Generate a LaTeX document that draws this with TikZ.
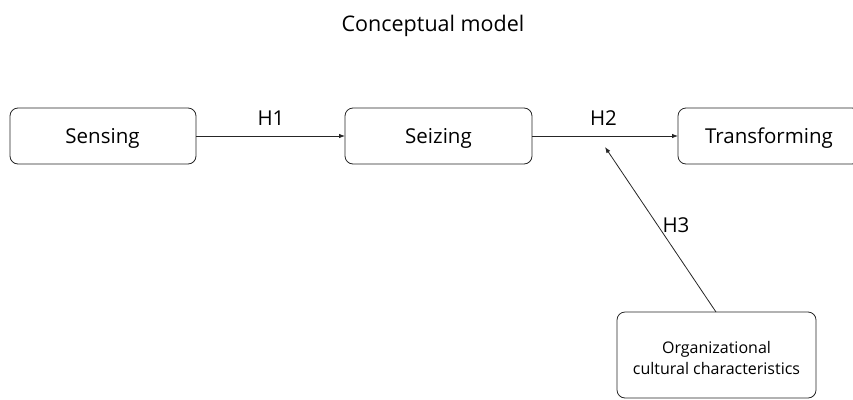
\documentclass[tikz,border=0pt]{standalone}
\usepackage{fontspec}
\setmainfont{Open Sans}
\usetikzlibrary{arrows.meta}
\begin{document}
\begin{tikzpicture}[x=1pt,y=-1pt,
  box/.style={draw=black!85, line width=0.8pt, rounded corners=8pt},
  conn/.style={draw=black!85, line width=0.8pt, -{Latex[length=6pt,width=4.5pt]}},
  lbl/.style={font=\fontsize{20.5}{24}\selectfont, inner sep=0pt, anchor=base}]
\useasboundingbox (0,0) rectangle (853,399);
\node[font=\fontsize{21.5}{25}\selectfont, inner sep=0pt, anchor=base] (title) at (433,31) {Conceptual model};
\draw[box] (10,108) rectangle (196,164);
\node[lbl] (sens) at (102.5,143) {Sensing};
\coordinate (sensE) at (196,136);
\draw[box] (345,108) rectangle (532,164);
\node[lbl] (seiz) at (438.5,143) {Seizing};
\coordinate (seizW) at (345,136);
\coordinate (seizE) at (532,136);
\draw[box] (678,108) rectangle (860,164);
\node[lbl] (trans) at (769,143) {Transforming};
\coordinate (transW) at (678,136);
\draw[box] (617,312) rectangle (816,398);
\node[align=center, font=\fontsize{16}{21}\selectfont, inner sep=0pt] (org) at (716.5,358) {Organizational\\cultural characteristics};
\coordinate (orgN) at (716,312);
\coordinate (h2pt) at (605,147);
\draw[conn] (sensE) -- (seizW);
\draw[conn] (seizE) -- (transW);
\draw[conn] (orgN) -- (h2pt);
\node[lbl] (h1) at (271,125) {H1};
\node[lbl] (h2) at (603.5,125) {H2};
\node[lbl] (h3) at (676,232) {H3};
\end{tikzpicture}
\end{document}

----

◆ WORK TO COMPLETE:
Repeat the full listing above exactly, with no pictures in the copy.

◆ THE OUTPUT:
Generate a LaTeX document that draws this with TikZ.
\documentclass[tikz,border=0pt]{standalone}
\usepackage{fontspec}
\setmainfont{Open Sans}
\usetikzlibrary{arrows.meta}
\begin{document}
\begin{tikzpicture}[x=1pt,y=-1pt,
  box/.style={draw=black!85, line width=0.8pt, rounded corners=8pt},
  conn/.style={draw=black!85, line width=0.8pt, -{Latex[length=6pt,width=4.5pt]}},
  lbl/.style={font=\fontsize{20.5}{24}\selectfont, inner sep=0pt, anchor=base}]
\useasboundingbox (0,0) rectangle (853,399);
\node[font=\fontsize{21.5}{25}\selectfont, inner sep=0pt, anchor=base] (title) at (433,31) {Conceptual model};
\draw[box] (10,108) rectangle (196,164);
\node[lbl] (sens) at (102.5,143) {Sensing};
\coordinate (sensE) at (196,136);
\draw[box] (345,108) rectangle (532,164);
\node[lbl] (seiz) at (438.5,143) {Seizing};
\coordinate (seizW) at (345,136);
\coordinate (seizE) at (532,136);
\draw[box] (678,108) rectangle (860,164);
\node[lbl] (trans) at (769,143) {Transforming};
\coordinate (transW) at (678,136);
\draw[box] (617,312) rectangle (816,398);
\node[align=center, font=\fontsize{16}{21}\selectfont, inner sep=0pt] (org) at (716.5,358) {Organizational\\cultural characteristics};
\coordinate (orgN) at (716,312);
\coordinate (h2pt) at (605,147);
\draw[conn] (sensE) -- (seizW);
\draw[conn] (seizE) -- (transW);
\draw[conn] (orgN) -- (h2pt);
\node[lbl] (h1) at (271,125) {H1};
\node[lbl] (h2) at (603.5,125) {H2};
\node[lbl] (h3) at (676,232) {H3};
\end{tikzpicture}
\end{document}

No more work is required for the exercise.